I watched on my phone. A small 5-inch screen because I didn’t want to miss it. I only caught the last few encores, but I caught it, and it was still magical. I forgot it was on. I thought it was the day before mostly for some reason I got confused by the time and date changes. These are things I should know after living overseas for a long time, but I was lucky to be part of it, if only for a few minutes, in Hong Kong. I caught what everyone in Canada was watching: the last concert by the Tragically Hip.
The band started in 1989, but I didn’t get into them until I was graduating secondary school in 1992. What lured me in was the stories song by its lead singer Gord Downie, who is dying of cancer. The concert maybe the last time he may sing and the last time the public may see him on stage. 2016 has been a cruel year for musicians with the sudden deaths of David Bowie, and Prince but with this last tour, the public can share their stories and say goodbye to Canada’s most celebrated band.
The concert, I almost missed, was being put on by the Canadian Broadcasting Corporation (CBC). They were doing it commercial free. There were no adds, not even banner ads. They did this instead of broadcasting the last full day of the Olympics, which would have brought in a ton of advertising dollars for the company, but they showed the Hip for free. The show itself was just the straight concert, no behind the curtain; no cheesy host, no commentary, no interviews – just the show. Whoever did the deal should get an Order of Canada for the deed.
I have only seen the Hip in concert once during the 1993 Kumbaya Festival in Ontario Place Toronto. Festival was held to help raise funds for various HIV/AIDS charities throughout Canada with many bands performing over the day. The Hip were the closing act, and it was magical, and they only played a few songs (Hey Maria, Fully Completely, Thugs, At the Hundredth Meridian, New Orleans is Sinking, Fifty Mission Cap). I don’t remember the festival, but I remember their performance.
What I saw from my phone was humbling.

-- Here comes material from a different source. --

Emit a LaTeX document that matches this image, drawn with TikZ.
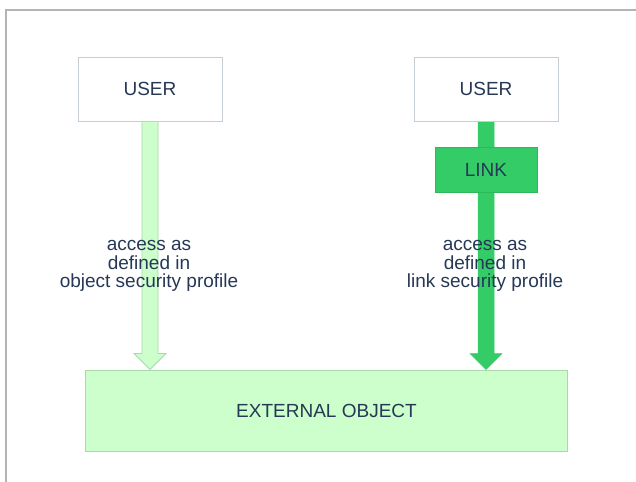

A 52-year-old man, on stage. He was rail thin, due to chemotherapy. He wasn’t as energetic, but again he was undergoing chemo, and he was still on stage for THREE HOURS. There were times when he broke down crying, I read. He kept singing and going. Watching it brought me to tears. I dare say, everyone has been touched by cancer at some point and to see Gord put up on a show and say goodbye was courageous.
The concert was over. I was left just to stare at my screen for a few moments before starting the rest of the day. The concert was over, but the music and memories are forever.